# What this task involves
Reproduce all the material exactly, minus any pictures it holds.

# Source data
========

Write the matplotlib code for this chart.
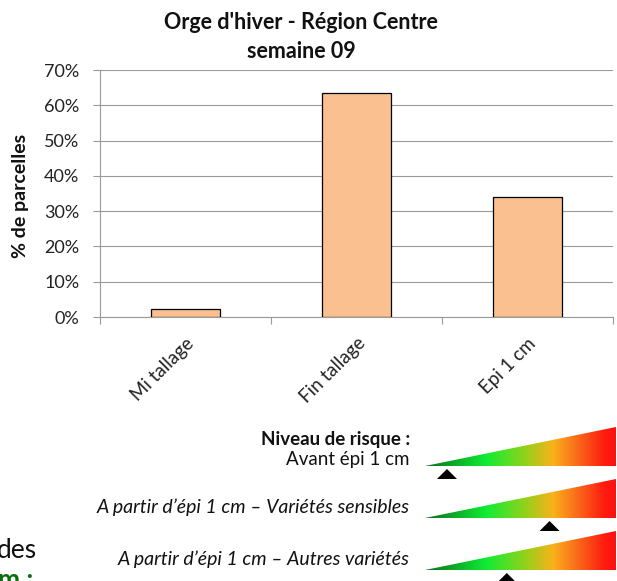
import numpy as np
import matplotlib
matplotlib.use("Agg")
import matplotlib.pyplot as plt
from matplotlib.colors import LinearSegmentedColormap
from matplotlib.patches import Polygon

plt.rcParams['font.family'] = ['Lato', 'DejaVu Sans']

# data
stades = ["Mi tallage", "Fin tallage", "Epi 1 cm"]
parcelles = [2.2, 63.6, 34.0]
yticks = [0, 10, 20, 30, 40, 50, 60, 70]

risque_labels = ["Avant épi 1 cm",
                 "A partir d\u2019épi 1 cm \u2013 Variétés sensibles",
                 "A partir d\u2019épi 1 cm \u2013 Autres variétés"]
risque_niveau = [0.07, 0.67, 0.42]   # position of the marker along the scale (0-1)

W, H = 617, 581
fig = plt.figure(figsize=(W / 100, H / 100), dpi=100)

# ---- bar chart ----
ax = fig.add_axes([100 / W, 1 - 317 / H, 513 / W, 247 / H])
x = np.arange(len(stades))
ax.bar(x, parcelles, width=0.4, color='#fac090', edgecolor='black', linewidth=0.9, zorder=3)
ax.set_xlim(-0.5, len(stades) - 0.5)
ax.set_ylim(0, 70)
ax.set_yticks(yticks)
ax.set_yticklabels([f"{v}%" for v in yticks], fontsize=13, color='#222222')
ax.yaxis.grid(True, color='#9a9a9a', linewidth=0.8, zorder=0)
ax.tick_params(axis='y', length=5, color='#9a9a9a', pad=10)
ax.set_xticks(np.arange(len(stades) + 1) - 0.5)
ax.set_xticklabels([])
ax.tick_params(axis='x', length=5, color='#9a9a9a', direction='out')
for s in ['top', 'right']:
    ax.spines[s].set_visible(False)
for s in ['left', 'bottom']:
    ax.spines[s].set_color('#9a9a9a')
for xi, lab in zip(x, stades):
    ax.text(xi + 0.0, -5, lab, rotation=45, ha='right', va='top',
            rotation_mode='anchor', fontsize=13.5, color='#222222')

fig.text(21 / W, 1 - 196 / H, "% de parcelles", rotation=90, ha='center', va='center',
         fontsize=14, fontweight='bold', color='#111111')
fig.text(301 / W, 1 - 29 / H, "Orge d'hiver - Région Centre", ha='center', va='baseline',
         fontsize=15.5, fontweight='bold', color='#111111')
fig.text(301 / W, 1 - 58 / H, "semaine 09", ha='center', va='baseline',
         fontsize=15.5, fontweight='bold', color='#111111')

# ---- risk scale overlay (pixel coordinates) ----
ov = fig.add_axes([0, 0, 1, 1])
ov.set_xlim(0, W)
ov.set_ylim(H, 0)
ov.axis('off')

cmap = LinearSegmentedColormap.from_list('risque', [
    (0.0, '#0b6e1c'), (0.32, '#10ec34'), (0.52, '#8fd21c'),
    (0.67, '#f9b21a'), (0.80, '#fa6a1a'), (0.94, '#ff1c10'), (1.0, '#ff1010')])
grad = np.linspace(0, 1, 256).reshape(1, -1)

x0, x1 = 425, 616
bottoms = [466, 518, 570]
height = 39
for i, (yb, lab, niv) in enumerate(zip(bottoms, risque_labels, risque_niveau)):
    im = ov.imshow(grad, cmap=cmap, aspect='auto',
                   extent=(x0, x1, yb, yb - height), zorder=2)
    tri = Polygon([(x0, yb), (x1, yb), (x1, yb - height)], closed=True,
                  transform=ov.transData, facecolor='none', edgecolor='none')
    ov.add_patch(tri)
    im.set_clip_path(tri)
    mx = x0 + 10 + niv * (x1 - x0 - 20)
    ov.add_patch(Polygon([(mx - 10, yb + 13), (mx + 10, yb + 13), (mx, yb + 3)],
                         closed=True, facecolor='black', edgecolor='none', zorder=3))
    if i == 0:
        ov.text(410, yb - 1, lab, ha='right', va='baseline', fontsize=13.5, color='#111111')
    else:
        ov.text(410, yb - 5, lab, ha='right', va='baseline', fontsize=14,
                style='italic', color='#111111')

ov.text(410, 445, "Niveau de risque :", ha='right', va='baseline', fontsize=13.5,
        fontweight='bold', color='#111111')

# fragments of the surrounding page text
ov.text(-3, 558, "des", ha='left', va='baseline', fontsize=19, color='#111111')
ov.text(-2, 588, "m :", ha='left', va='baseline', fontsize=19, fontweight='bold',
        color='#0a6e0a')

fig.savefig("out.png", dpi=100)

========

# Output for this task
Write the matplotlib code for this chart.
import numpy as np
import matplotlib
matplotlib.use("Agg")
import matplotlib.pyplot as plt
from matplotlib.colors import LinearSegmentedColormap
from matplotlib.patches import Polygon

plt.rcParams['font.family'] = ['Lato', 'DejaVu Sans']

# data
stades = ["Mi tallage", "Fin tallage", "Epi 1 cm"]
parcelles = [2.2, 63.6, 34.0]
yticks = [0, 10, 20, 30, 40, 50, 60, 70]

risque_labels = ["Avant épi 1 cm",
                 "A partir d\u2019épi 1 cm \u2013 Variétés sensibles",
                 "A partir d\u2019épi 1 cm \u2013 Autres variétés"]
risque_niveau = [0.07, 0.67, 0.42]   # position of the marker along the scale (0-1)

W, H = 617, 581
fig = plt.figure(figsize=(W / 100, H / 100), dpi=100)

# ---- bar chart ----
ax = fig.add_axes([100 / W, 1 - 317 / H, 513 / W, 247 / H])
x = np.arange(len(stades))
ax.bar(x, parcelles, width=0.4, color='#fac090', edgecolor='black', linewidth=0.9, zorder=3)
ax.set_xlim(-0.5, len(stades) - 0.5)
ax.set_ylim(0, 70)
ax.set_yticks(yticks)
ax.set_yticklabels([f"{v}%" for v in yticks], fontsize=13, color='#222222')
ax.yaxis.grid(True, color='#9a9a9a', linewidth=0.8, zorder=0)
ax.tick_params(axis='y', length=5, color='#9a9a9a', pad=10)
ax.set_xticks(np.arange(len(stades) + 1) - 0.5)
ax.set_xticklabels([])
ax.tick_params(axis='x', length=5, color='#9a9a9a', direction='out')
for s in ['top', 'right']:
    ax.spines[s].set_visible(False)
for s in ['left', 'bottom']:
    ax.spines[s].set_color('#9a9a9a')
for xi, lab in zip(x, stades):
    ax.text(xi + 0.0, -5, lab, rotation=45, ha='right', va='top',
            rotation_mode='anchor', fontsize=13.5, color='#222222')

fig.text(21 / W, 1 - 196 / H, "% de parcelles", rotation=90, ha='center', va='center',
         fontsize=14, fontweight='bold', color='#111111')
fig.text(301 / W, 1 - 29 / H, "Orge d'hiver - Région Centre", ha='center', va='baseline',
         fontsize=15.5, fontweight='bold', color='#111111')
fig.text(301 / W, 1 - 58 / H, "semaine 09", ha='center', va='baseline',
         fontsize=15.5, fontweight='bold', color='#111111')

# ---- risk scale overlay (pixel coordinates) ----
ov = fig.add_axes([0, 0, 1, 1])
ov.set_xlim(0, W)
ov.set_ylim(H, 0)
ov.axis('off')

cmap = LinearSegmentedColormap.from_list('risque', [
    (0.0, '#0b6e1c'), (0.32, '#10ec34'), (0.52, '#8fd21c'),
    (0.67, '#f9b21a'), (0.80, '#fa6a1a'), (0.94, '#ff1c10'), (1.0, '#ff1010')])
grad = np.linspace(0, 1, 256).reshape(1, -1)

x0, x1 = 425, 616
bottoms = [466, 518, 570]
height = 39
for i, (yb, lab, niv) in enumerate(zip(bottoms, risque_labels, risque_niveau)):
    im = ov.imshow(grad, cmap=cmap, aspect='auto',
                   extent=(x0, x1, yb, yb - height), zorder=2)
    tri = Polygon([(x0, yb), (x1, yb), (x1, yb - height)], closed=True,
                  transform=ov.transData, facecolor='none', edgecolor='none')
    ov.add_patch(tri)
    im.set_clip_path(tri)
    mx = x0 + 10 + niv * (x1 - x0 - 20)
    ov.add_patch(Polygon([(mx - 10, yb + 13), (mx + 10, yb + 13), (mx, yb + 3)],
                         closed=True, facecolor='black', edgecolor='none', zorder=3))
    if i == 0:
        ov.text(410, yb - 1, lab, ha='right', va='baseline', fontsize=13.5, color='#111111')
    else:
        ov.text(410, yb - 5, lab, ha='right', va='baseline', fontsize=14,
                style='italic', color='#111111')

ov.text(410, 445, "Niveau de risque :", ha='right', va='baseline', fontsize=13.5,
        fontweight='bold', color='#111111')

# fragments of the surrounding page text
ov.text(-3, 558, "des", ha='left', va='baseline', fontsize=19, color='#111111')
ov.text(-2, 588, "m :", ha='left', va='baseline', fontsize=19, fontweight='bold',
        color='#0a6e0a')

fig.savefig("out.png", dpi=100)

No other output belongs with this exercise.